**Task prompt**
Pictures must not be retyped. Return exactly the lines from the one with "Output the component" through the one with "import * as", both included, and no others.

═══ Data provided

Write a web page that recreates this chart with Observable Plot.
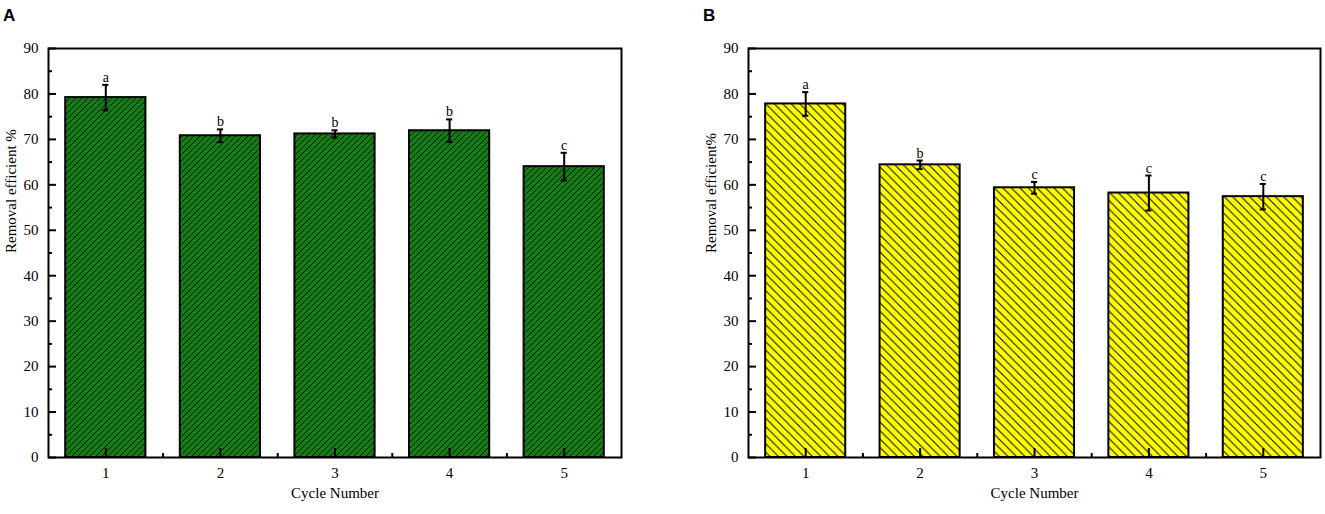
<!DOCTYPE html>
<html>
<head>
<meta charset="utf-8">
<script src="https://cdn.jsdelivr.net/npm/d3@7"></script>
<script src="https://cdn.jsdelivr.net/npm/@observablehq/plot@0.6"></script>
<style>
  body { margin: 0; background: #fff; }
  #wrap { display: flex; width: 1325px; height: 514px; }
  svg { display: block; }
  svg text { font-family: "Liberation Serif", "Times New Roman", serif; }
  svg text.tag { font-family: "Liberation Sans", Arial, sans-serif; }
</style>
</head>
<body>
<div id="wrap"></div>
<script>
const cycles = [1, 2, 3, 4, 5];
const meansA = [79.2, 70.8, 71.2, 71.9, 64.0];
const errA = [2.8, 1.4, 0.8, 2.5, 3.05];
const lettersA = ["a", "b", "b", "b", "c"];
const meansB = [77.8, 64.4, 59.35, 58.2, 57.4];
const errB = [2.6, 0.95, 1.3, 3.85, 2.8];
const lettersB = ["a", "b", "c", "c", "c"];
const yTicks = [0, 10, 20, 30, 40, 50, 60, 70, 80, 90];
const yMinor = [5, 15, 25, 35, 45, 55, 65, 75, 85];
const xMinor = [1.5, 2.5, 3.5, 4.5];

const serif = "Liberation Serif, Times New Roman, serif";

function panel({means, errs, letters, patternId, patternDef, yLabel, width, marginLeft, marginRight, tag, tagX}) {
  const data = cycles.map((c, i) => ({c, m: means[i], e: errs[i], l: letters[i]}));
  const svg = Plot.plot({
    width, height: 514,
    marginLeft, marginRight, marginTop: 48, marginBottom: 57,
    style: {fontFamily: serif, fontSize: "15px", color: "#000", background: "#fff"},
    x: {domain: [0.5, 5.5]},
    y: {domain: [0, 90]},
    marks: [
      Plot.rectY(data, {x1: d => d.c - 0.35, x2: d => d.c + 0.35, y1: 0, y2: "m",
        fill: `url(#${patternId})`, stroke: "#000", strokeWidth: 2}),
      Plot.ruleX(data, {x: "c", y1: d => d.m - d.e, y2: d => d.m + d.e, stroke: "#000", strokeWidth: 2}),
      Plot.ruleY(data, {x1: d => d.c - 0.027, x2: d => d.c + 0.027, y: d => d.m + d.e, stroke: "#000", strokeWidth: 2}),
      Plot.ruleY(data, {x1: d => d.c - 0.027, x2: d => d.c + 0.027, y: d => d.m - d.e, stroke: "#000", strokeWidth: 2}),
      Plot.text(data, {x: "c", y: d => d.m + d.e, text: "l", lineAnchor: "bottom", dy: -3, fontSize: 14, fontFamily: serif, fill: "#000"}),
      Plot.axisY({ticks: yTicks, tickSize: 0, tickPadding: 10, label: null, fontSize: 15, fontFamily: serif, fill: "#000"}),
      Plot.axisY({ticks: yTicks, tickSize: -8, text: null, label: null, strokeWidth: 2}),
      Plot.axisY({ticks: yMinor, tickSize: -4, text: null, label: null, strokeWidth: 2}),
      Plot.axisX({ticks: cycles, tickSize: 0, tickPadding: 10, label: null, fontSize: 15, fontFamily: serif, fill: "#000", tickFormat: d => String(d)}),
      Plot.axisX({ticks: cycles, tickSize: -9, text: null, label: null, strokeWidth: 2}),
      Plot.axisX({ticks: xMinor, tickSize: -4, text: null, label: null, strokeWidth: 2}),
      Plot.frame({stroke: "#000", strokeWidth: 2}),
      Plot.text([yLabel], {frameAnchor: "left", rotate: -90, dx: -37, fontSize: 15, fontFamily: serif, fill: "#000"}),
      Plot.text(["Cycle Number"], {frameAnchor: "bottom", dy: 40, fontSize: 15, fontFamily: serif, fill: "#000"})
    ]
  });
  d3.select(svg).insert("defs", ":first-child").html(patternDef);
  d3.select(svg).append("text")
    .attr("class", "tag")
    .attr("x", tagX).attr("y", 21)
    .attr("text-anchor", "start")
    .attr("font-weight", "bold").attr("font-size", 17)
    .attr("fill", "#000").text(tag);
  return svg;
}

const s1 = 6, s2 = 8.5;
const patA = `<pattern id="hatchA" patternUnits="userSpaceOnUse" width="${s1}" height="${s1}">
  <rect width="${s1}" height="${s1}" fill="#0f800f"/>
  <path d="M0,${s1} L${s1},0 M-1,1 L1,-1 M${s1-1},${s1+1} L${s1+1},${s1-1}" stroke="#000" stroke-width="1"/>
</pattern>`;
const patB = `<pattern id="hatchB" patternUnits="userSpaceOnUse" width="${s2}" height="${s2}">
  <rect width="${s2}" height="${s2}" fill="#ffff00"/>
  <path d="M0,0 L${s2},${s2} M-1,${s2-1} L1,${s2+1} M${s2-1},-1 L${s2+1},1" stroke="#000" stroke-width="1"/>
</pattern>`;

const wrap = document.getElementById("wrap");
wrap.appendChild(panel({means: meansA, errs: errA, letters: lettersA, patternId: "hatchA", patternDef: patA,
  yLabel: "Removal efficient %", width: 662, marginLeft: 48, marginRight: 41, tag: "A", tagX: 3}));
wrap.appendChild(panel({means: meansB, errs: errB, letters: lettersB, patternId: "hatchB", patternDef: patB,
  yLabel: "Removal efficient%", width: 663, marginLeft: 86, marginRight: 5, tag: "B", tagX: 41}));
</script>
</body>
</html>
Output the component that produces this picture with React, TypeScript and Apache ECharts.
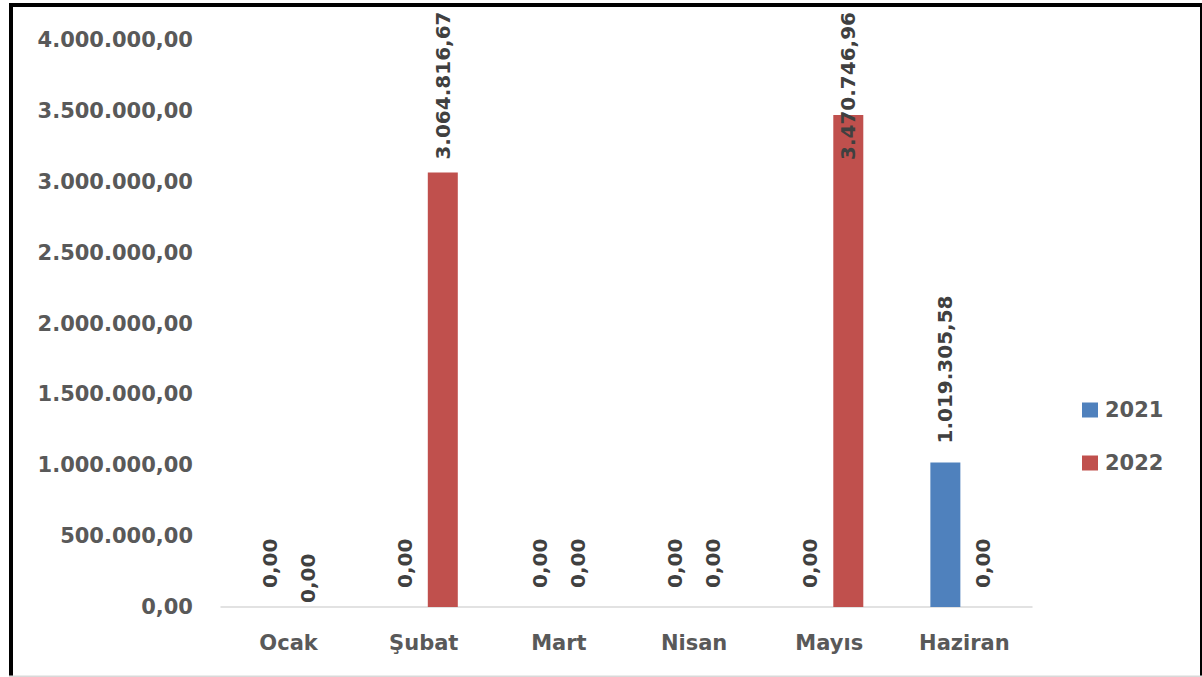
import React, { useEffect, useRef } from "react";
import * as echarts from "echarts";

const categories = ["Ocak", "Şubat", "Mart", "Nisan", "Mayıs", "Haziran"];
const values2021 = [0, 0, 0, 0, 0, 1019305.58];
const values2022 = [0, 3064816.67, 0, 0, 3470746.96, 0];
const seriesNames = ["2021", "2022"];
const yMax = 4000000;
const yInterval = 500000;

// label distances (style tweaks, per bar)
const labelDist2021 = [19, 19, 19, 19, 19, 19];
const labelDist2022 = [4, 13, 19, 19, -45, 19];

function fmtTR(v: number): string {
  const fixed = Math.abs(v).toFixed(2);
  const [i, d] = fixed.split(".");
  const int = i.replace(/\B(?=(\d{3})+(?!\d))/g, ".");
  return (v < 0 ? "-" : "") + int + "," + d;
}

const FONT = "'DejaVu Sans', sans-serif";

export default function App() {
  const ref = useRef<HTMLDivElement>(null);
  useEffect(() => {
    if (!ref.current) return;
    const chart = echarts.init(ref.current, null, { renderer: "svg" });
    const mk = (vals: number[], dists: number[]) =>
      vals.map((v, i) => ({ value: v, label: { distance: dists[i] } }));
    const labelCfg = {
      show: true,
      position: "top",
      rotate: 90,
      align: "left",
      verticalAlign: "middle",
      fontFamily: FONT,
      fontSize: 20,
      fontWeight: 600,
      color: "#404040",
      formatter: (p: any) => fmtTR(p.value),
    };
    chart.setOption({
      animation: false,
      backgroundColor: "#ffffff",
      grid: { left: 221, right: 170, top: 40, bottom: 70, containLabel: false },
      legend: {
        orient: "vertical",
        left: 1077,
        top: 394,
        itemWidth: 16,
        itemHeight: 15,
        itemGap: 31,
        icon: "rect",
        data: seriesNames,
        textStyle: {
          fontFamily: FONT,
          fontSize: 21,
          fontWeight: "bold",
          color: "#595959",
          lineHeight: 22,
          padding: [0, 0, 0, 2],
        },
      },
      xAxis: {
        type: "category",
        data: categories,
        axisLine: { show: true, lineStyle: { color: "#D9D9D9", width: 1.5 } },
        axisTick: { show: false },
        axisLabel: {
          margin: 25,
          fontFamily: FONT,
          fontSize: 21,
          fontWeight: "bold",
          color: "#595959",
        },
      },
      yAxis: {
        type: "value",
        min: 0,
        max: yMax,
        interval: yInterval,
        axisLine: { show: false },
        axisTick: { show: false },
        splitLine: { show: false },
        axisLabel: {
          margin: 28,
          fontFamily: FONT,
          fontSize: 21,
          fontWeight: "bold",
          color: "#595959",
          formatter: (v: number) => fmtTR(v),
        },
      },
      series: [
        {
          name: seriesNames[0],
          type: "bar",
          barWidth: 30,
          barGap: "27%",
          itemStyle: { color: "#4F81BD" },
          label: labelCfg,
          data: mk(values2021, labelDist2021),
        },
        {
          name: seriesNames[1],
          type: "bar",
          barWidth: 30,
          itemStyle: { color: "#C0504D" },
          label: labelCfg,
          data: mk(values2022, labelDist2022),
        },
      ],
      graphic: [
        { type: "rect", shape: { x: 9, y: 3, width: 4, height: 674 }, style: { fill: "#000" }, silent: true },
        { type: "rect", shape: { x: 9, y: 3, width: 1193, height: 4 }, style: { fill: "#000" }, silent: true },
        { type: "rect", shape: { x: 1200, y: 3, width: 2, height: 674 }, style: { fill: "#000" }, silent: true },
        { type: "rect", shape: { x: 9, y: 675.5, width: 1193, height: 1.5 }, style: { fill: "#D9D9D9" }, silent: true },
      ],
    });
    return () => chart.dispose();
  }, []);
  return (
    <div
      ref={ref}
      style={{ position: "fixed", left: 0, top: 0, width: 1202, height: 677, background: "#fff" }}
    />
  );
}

══════

**Exercise result**
Output the component that produces this picture with React, TypeScript and Apache ECharts.
import React, { useEffect, useRef } from "react";
import * as echarts from "echarts";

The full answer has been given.